Plan a thorough QA pass on staging and again after launch. Test on multiple devices and browsers. Check forms, checkout/ordering, booking, navigation, search (if you have it), and all key CTAs.
Then monitor closely after launch: Search Console for indexing and errors, analytics for conversion changes, and performance tools for any regressions.
Post-launch checks that prevent long-term headaches
Verify redirects are working as intended and that there aren’t redirect chains. A clean redirect map protects SEO and improves user experience.
Re-submit your sitemap in Google Search Console and check coverage reports. Watch for spikes in 404s, soft 404s, or pages marked “Duplicate without user-selected canonical.”
Track conversions daily for the first couple of weeks. If form submissions suddenly drop, you want to catch it immediately, not after a month of lost leads.
Choosing the right build partner (and what to ask them)
If you’re working with an agency or developer, your audit becomes your shared source of truth. It helps you avoid vague promises and keeps the project tied to outcomes.
Ask potential partners how they handle SEO during redesigns, what their performance standards are, and how they approach accessibility. Ask for examples of redesigns where traffic and conversions improved, not just where the visuals changed.
If you want a reference point for a team that builds with a practical, business-first mindset, take a look at Grand Apps custom websites in Grandville and note the kinds of questions they encourage you to answer before design begins.
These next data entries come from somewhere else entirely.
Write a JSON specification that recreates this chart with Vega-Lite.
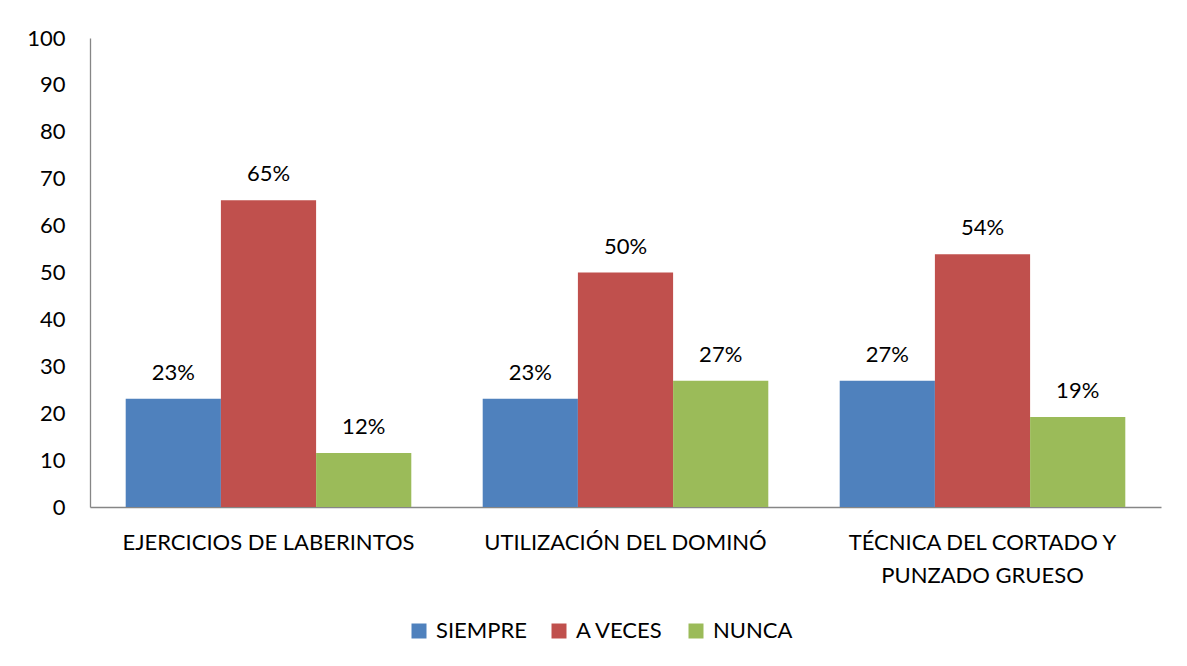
{
  "$schema": "https://vega.github.io/schema/vega-lite/v6.json",
  "width": 1071,
  "height": 469,
  "autosize": {"type": "none"},
  "padding": {"left": 90, "top": 38, "right": 26, "bottom": 159},
  "background": "white",
  "config": {
    "font": "Lato",
    "view": {"stroke": null},
    "axis": {"labelFont": "Lato", "labelFontSize": 22, "labelColor": "#000000", "grid": false, "ticks": false, "domainColor": "#868686", "domainWidth": 1.3, "title": null},
    "legend": {"labelFont": "Lato", "labelFontSize": 22, "labelColor": "#000000"}
  },
  "data": {
    "values": [
      {"actividad": "EJERCICIOS DE LABERINTOS", "respuesta": "SIEMPRE", "valor": 23.1, "etiqueta": "23%"},
      {"actividad": "EJERCICIOS DE LABERINTOS", "respuesta": "A VECES", "valor": 65.4, "etiqueta": "65%"},
      {"actividad": "EJERCICIOS DE LABERINTOS", "respuesta": "NUNCA", "valor": 11.5, "etiqueta": "12%"},
      {"actividad": "UTILIZACIÓN DEL DOMINÓ", "respuesta": "SIEMPRE", "valor": 23.1, "etiqueta": "23%"},
      {"actividad": "UTILIZACIÓN DEL DOMINÓ", "respuesta": "A VECES", "valor": 50.0, "etiqueta": "50%"},
      {"actividad": "UTILIZACIÓN DEL DOMINÓ", "respuesta": "NUNCA", "valor": 26.9, "etiqueta": "27%"},
      {"actividad": "TÉCNICA DEL CORTADO Y PUNZADO GRUESO", "respuesta": "SIEMPRE", "valor": 26.9, "etiqueta": "27%"},
      {"actividad": "TÉCNICA DEL CORTADO Y PUNZADO GRUESO", "respuesta": "A VECES", "valor": 53.9, "etiqueta": "54%"},
      {"actividad": "TÉCNICA DEL CORTADO Y PUNZADO GRUESO", "respuesta": "NUNCA", "valor": 19.2, "etiqueta": "19%"}
    ]
  },
  "encoding": {
    "x": {
      "field": "actividad", "type": "nominal", "sort": null,
      "scale": {"paddingInner": 0.2, "paddingOuter": 0.1},
      "axis": {
        "labelAngle": 0, "labelPadding": 25, "labelLineHeight": 33, "labelLimit": 400,
        "labelExpr": "datum.label == 'TÉCNICA DEL CORTADO Y PUNZADO GRUESO' ? ['TÉCNICA DEL CORTADO Y', 'PUNZADO GRUESO'] : datum.label"
      }
    },
    "xOffset": {"field": "respuesta", "type": "nominal", "sort": ["SIEMPRE", "A VECES", "NUNCA"], "scale": {"paddingInner": 0, "paddingOuter": 0}},
    "y": {
      "field": "valor", "type": "quantitative",
      "scale": {"domain": [0, 100], "nice": false},
      "axis": {"values": [0, 10, 20, 30, 40, 50, 60, 70, 80, 90, 100], "labelPadding": 25}
    }
  },
  "layer": [
    {
      "mark": {"type": "bar"},
      "encoding": {
        "color": {
          "field": "respuesta", "type": "nominal",
          "sort": ["SIEMPRE", "A VECES", "NUNCA"],
          "scale": {"domain": ["SIEMPRE", "A VECES", "NUNCA"], "range": ["#4F81BD", "#C0504D", "#9BBB59"]},
          "legend": {
            "title": null, "orient": "none", "direction": "horizontal",
            "legendX": 318, "legendY": 582,
            "symbolType": "square", "symbolSize": 225, "symbolStrokeWidth": 0,
            "labelOffset": 6, "columnPadding": 21
          }
        }
      }
    },
    {
      "mark": {"type": "text", "baseline": "bottom", "dy": -14, "fontSize": 22, "font": "Lato", "color": "#000000"},
      "encoding": {"text": {"field": "etiqueta"}}
    }
  ]
}
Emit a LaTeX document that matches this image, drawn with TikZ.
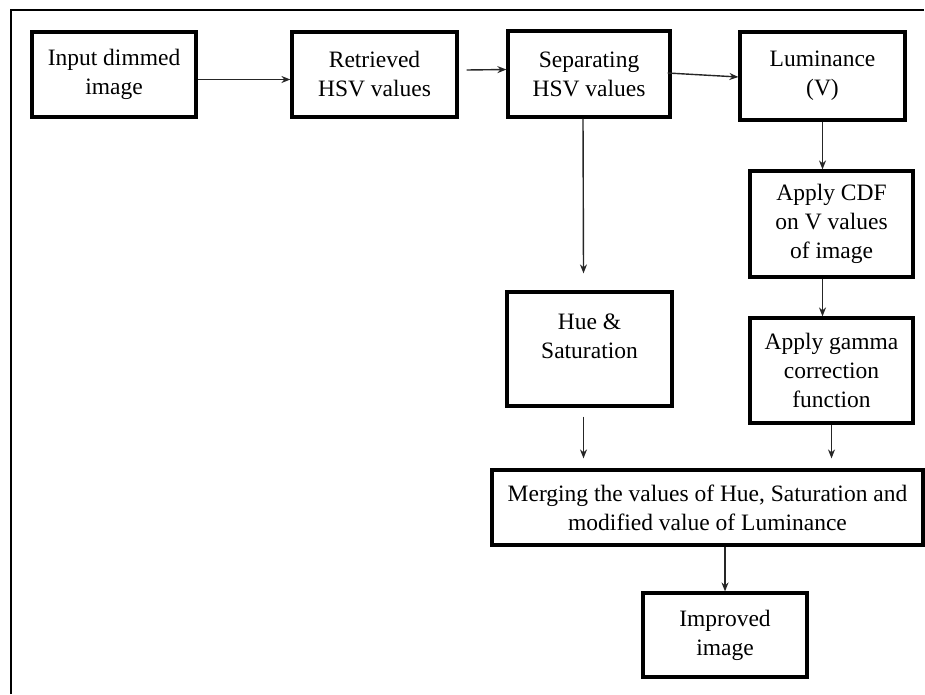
\documentclass[tikz,border=0pt]{standalone}
\usepackage{fontspec}
\setmainfont{Liberation Serif}
\usepackage{tikz}
\usetikzlibrary{positioning,arrows.meta}

\begin{document}
\begin{tikzpicture}[
  x=1pt, y=-1pt,
  box/.style={draw, line width=3.2pt, align=center, inner sep=0pt, font=\fontsize{23.5}{29}\selectfont},
  arr/.style={-{Stealth[length=9pt,width=7pt]}, line width=1.4pt, draw=black!85}
]
\useasboundingbox (0,0) rectangle (925,694);
% outer frame (top and left only)
\draw[line width=2.8pt] (11,694) -- (11,10) -- (924,10);
% top row
\node[box, minimum width=164pt, minimum height=85pt] (in) at (114,74.5) {Input dimmed\\image};
\node[box, minimum width=165pt, minimum height=85pt] (ret) at (374.5,74.5) {Retrieved\\HSV values};
\node[box, minimum width=162pt, minimum height=86pt] (sep) at (589,74) {Separating\\HSV values};
\node[box, minimum width=165pt, minimum height=88pt] (lum) at (822.5,76) {Luminance\\(V)};
% right column
\node[box, minimum width=163pt, minimum height=106pt] (cdf) at (831.5,224) {Apply CDF\\on V values\\of image};
\node[box, minimum width=163pt, minimum height=105pt] (gam) at (831.5,370.5) {Apply gamma\\correction\\function};
\node[box, minimum width=165pt, minimum height=114pt, text depth=26pt] (hue) at (589.5,349) {Hue \&\\Saturation};
% bottom
\node[box, minimum width=431pt, minimum height=75pt] (mrg) at (707.5,507.5) {Merging the values of Hue, Saturation and\\modified value of Luminance};
\node[box, minimum width=164pt, minimum height=84pt] (imp) at (725,635) {Improved\\image};
\coordinate (hs) at (hue.south |- mrg.north);
\coordinate (gs) at (gam.south |- mrg.north);
% arrows
\draw[arr] ([yshift=-5pt]in.east) -- ([yshift=-5pt]ret.west);
\draw[arr] ([xshift=8pt,yshift=4.5pt]ret.east) -- ([yshift=4.5pt]sep.west);
\draw[arr] ([xshift=-4pt,yshift=1pt]sep.east) -- ([yshift=-1pt]lum.west);
\draw[arr] ([xshift=-6pt]sep.south) -- ([xshift=-6pt,yshift=17pt]hue.north);
\draw[arr] (lum.south) -- (lum.south |- cdf.north);
\draw[arr] ([xshift=-9pt]cdf.south) -- ([xshift=-9pt]gam.north);
\draw[arr] ([xshift=-6pt,yshift=-9pt]hue.south) -- ([xshift=-6pt,yshift=10pt]hs);
\draw[arr] (gam.south) -- ([yshift=10pt]gs);
\draw[arr] (imp.north |- mrg.south) -- (imp.north);
\end{tikzpicture}
\end{document}
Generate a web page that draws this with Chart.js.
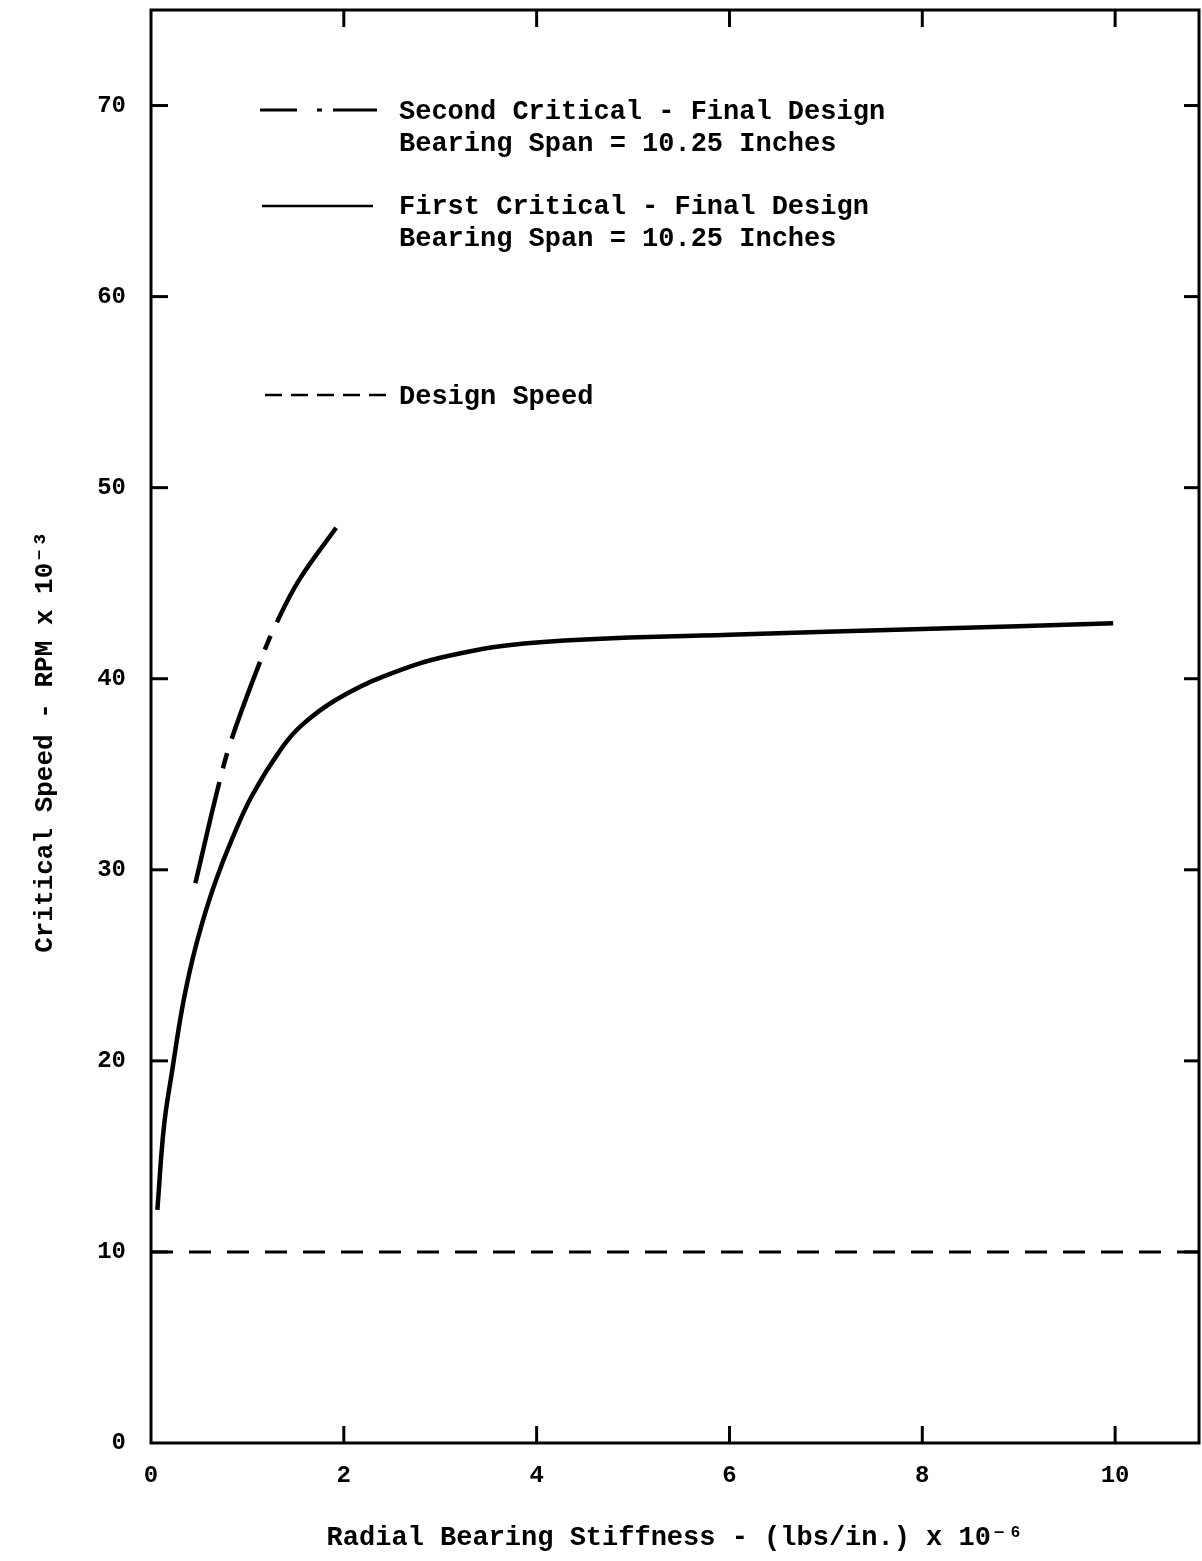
<!DOCTYPE html>
<html><head><meta charset="utf-8">
<script src="https://cdn.jsdelivr.net/npm/chart.js@4.4.0/dist/chart.umd.min.js"></script>
<style>html,body{margin:0;padding:0;background:#fff;}#wrap{width:1202px;height:1561px;}</style>
</head><body><div id="wrap"><canvas id="c" width="1202" height="1561"></canvas></div>
<script>
// ---- data ----
const xTickValues = [0, 2, 4, 6, 8, 10];
const xTickLabels = ['0', '2', '4', '6', '8', '10'];
const yTickValues = [0, 10, 20, 30, 40, 50, 60, 70];
const yTickLabels = ['0', '10', '20', '30', '40', '50', '60', '70'];

const firstCriticalX = [0.066, 0.135, 0.22, 0.325, 0.43, 0.53, 0.67, 0.84, 1.05, 1.36, 1.57, 1.92, 2.40, 3.09, 4.0, 6.0, 8.0, 9.98];
const firstCriticalY = [12.2, 16.6, 19.5, 22.8, 25.3, 27.2, 29.4, 31.6, 33.9, 36.4, 37.6, 38.9, 40.1, 41.2, 41.9, 42.3, 42.6, 42.9];

const secondCriticalX = [0.46, 0.71, 0.84, 1.14, 1.31, 1.54, 1.92];
const secondCriticalY = [29.3, 34.6, 36.9, 41.0, 43.0, 45.2, 47.9];

const designSpeedX = [0, 10.87];
const designSpeedY = [10, 10];

const seriesNames = ['Second Critical - Final Design', 'First Critical - Final Design', 'Design Speed'];
const legendSubtitle = 'Bearing Span = 10.25 Inches';

const xTitle = 'Radial Bearing Stiffness - (lbs/in.) x 10\u207B\u2076';
const yTitle = 'Critical Speed - RPM x 10\u207B\u00B3';

const xMin = 0, xMax = 10.87, yMin = 0, yMax = 75;

// ---- chart ----
const FONT = "'Liberation Mono', 'DejaVu Sans Mono', monospace";
Chart.defaults.font.family = FONT;
Chart.defaults.color = '#000';

const toPts = (xs, ys) => xs.map((x, i) => ({x: x, y: ys[i]}));

const SECOND_DASH = [104, 14, 16, 15, 82, 13, 15, 15, 160, 20];

const framePlugin = {
  id: 'frameTicks',
  afterDatasetsDraw(chart) {
    const {ctx, chartArea: a, scales: {x, y}} = chart;
    ctx.save();
    ctx.strokeStyle = '#000';
    ctx.lineWidth = 3;
    ctx.lineCap = 'butt';
    ctx.strokeRect(a.left, a.top, a.right - a.left, a.bottom - a.top);
    const line = (x1, y1, x2, y2) => { ctx.beginPath(); ctx.moveTo(x1, y1); ctx.lineTo(x2, y2); ctx.stroke(); };
    x.ticks.forEach(t => {
      if (t.value === 0) return;
      const px = x.getPixelForValue(t.value);
      line(px, a.bottom, px, a.bottom - 17);
      line(px, a.top, px, a.top + 17);
    });
    y.ticks.forEach(t => {
      if (t.value === 0) return;
      const py = y.getPixelForValue(t.value);
      line(a.left, py, a.left + 17, py);
      line(a.right, py, a.right - 15, py);
    });
    ctx.restore();
  }
};

const legendPlugin = {
  id: 'insideLegend',
  afterDraw(chart) {
    const ctx = chart.ctx;
    ctx.save();
    ctx.strokeStyle = '#000';
    ctx.fillStyle = '#000';
    ctx.lineCap = 'butt';
    ctx.lineWidth = 3;
    ctx.setLineDash([37, 20, 5, 11, 44, 0]);
    ctx.beginPath(); ctx.moveTo(260, 110); ctx.lineTo(377, 110); ctx.stroke();
    ctx.setLineDash([]);
    ctx.lineWidth = 2.5;
    ctx.beginPath(); ctx.moveTo(262, 206); ctx.lineTo(373, 206); ctx.stroke();
    ctx.setLineDash([17, 9]);
    ctx.lineWidth = 2.5;
    ctx.beginPath(); ctx.moveTo(265, 395); ctx.lineTo(387, 395); ctx.stroke();
    ctx.setLineDash([]);
    ctx.font = "bold 27px " + FONT;
    ctx.textAlign = 'left';
    ctx.textBaseline = 'alphabetic';
    ctx.fillText(seriesNames[0], 399, 119);
    ctx.fillText(legendSubtitle, 399, 151);
    ctx.fillText(seriesNames[1], 399, 214);
    ctx.fillText(legendSubtitle, 399, 246);
    ctx.fillText(seriesNames[2], 399, 404);
    ctx.restore();
  }
};

const zeroPad = s => { s.paddingTop = 0; s.paddingBottom = 0; s.paddingLeft = 0; s.paddingRight = 0; };

new Chart(document.getElementById('c'), {
  type: 'line',
  data: {
    datasets: [
      {
        label: seriesNames[0],
        data: toPts(secondCriticalX, secondCriticalY),
        borderColor: '#000', borderWidth: 4.5, borderDash: SECOND_DASH,
        pointRadius: 0, tension: 0.4, fill: false
      },
      {
        label: seriesNames[1],
        data: toPts(firstCriticalX, firstCriticalY),
        borderColor: '#000', borderWidth: 4.5,
        pointRadius: 0, tension: 0.4, fill: false
      },
      {
        label: seriesNames[2],
        data: toPts(designSpeedX, designSpeedY),
        borderColor: '#000', borderWidth: 3, borderDash: [22, 16],
        pointRadius: 0, fill: false
      }
    ]
  },
  options: {
    responsive: false,
    animation: false,
    devicePixelRatio: 1,
    layout: {padding: {top: 10, right: 3, left: 0, bottom: 0}},
    plugins: {legend: {display: false}, tooltip: {enabled: false}},
    scales: {
      x: {
        type: 'linear', min: xMin, max: xMax,
        grid: {display: false, drawTicks: false},
        border: {display: false},
        afterBuildTicks: s => { s.ticks = xTickValues.map(v => ({value: v})); },
        afterFit: s => { s.height = 118; zeroPad(s); },
        ticks: {
          padding: 19, maxRotation: 0, autoSkip: false,
          font: {size: 24, weight: 'bold'}, color: '#000',
          callback: v => { const i = xTickValues.indexOf(v); return i >= 0 ? xTickLabels[i] : ''; }
        },
        title: {display: true, text: xTitle, font: {size: 27, weight: 'bold'}, color: '#000', padding: {top: 0, bottom: 7}}
      },
      y: {
        type: 'linear', min: yMin, max: yMax,
        grid: {display: false, drawTicks: false},
        border: {display: false},
        afterBuildTicks: s => { s.ticks = yTickValues.map(v => ({value: v})); },
        afterFit: s => { s.width = 151; zeroPad(s); },
        ticks: {
          padding: 25, autoSkip: false,
          font: {size: 24, weight: 'bold'}, color: '#000',
          callback: v => { const i = yTickValues.indexOf(v); return i >= 0 ? yTickLabels[i] : ''; }
        },
        title: {display: true, text: yTitle + '  ', font: {size: 26, weight: 'bold'}, color: '#000', padding: {top: 30, bottom: 0}}
      }
    }
  },
  plugins: [framePlugin, legendPlugin]
});
</script>
</body></html>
The best partners will push you to clarify goals, content, and measurement—not just pick a theme.
Questions that reveal whether a partner is prepared
“How will you protect our current SEO performance during the redesign?” Listen for specifics: redirect mapping, content preservation, technical SEO checks, and post-launch monitoring.
“How will we measure success?” A strong answer includes conversion tracking, baselines, and a plan for comparing before/after performance.
“How will our team update the site after launch?” If the answer is “email us and we’ll do it,” that may be fine—but it should be a deliberate choice, not an accidental dependency.
A practical audit checklist you can copy into your project plan
To make this actionable, here’s a quick checklist summary you can copy into a doc or task manager. The goal is to complete these audits before visual design begins.
Site inventory: crawl all URLs, identify top pages, list assets (PDFs, images), document integrations and embeds.
Analytics: confirm GA4 setup, conversions, event tracking, cross-domain tracking, channel attribution, and device segmentation.
SEO: export titles/meta/H1s, review Search Console performance, identify backlink pages, plan URL strategy and redirect map, validate schema.
Performance: baseline Core Web Vitals, identify heavy scripts and images, evaluate plugin bloat, plan caching/CDN/image optimization.
Content: identify outdated pages, consolidate overlaps, fill gaps from customer questions, plan seasonal update workflow.
UX and conversion: map top user journeys, audit CTAs, test forms, evaluate trust signals, fix mobile friction points.
Accessibility: contrast, headings, keyboard navigation, labels, alt text, PDF strategy.
Technical: hosting, backups, updates, security, staging environment, plugin/theme dependencies.
When you complete these audits first, the design phase becomes much easier—and the finished site is far more likely to perform better, not just look better.